Effect of Two-Ion species on the propagation of shear Alfvén waves: S.Vincena, James Maggs, George Morales A theoretical modeling study and experimental investigation of the propagation properties of shear Alfvén waves of small transverse scale in a plasma with two ion-species was conducted. In the two-ion plasma, depending on the mass of the heavier species, ion kinetic effects can become prominent, and significant parallel electric fields result in electron acceleration. Theory predicts the appearance of frequency propagation gaps at the ion-ion hybrid frequency and between harmonics of the lower cyclotron frequency. Within these frequency bands spatial structures arise that mix the cone-propagation characteristics of Alfvén waves with radially expanding ion Bernstein modes. Experimentally a clear signature of a shear wave propagation gap, as well as propagation between multiple harmonics, is found for the Helium-Neon gas combination. The evanescence of shear waves beyond the reflection point at the ion-ion hybrid frequency in the presence of an axial magnetic field-gradient was also documented.

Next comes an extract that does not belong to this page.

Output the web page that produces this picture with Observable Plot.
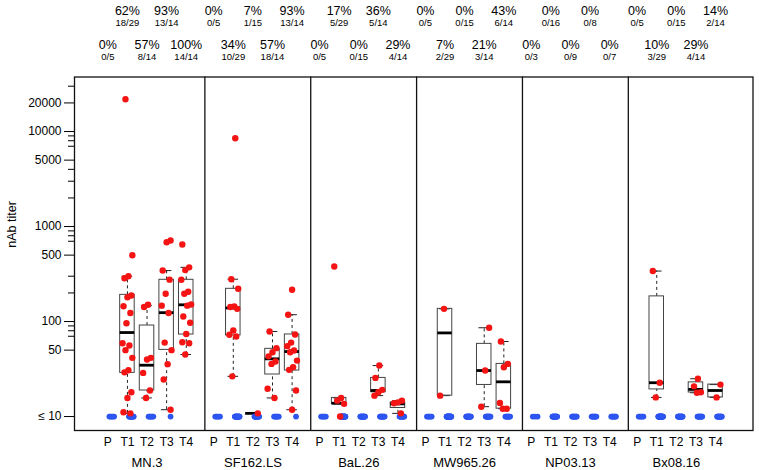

Ion distribution functions above a RF biased wafer in a plasma processing tool: W. Gekelman, P. Pribyl, N. Moore.,Mark Kushner (U. Michigan) Measurement of the ion distribution function in the RF sheath of a plasma processing tool have been obtained. Laser-induced Fluorescence (LIF) in an Ar, O2 plasma was used to time resolve (for the first time) the ion distribution function as a function of the height above a silicon wafer. RF is commonly used in the plasma processing industry to provide the ion acceleration needed to etch the silicon wafer. Emissive probes are used to study standing waves above a wafer using correlation techniques. Waves with m=0, m=1 have been observed in detail for the first time.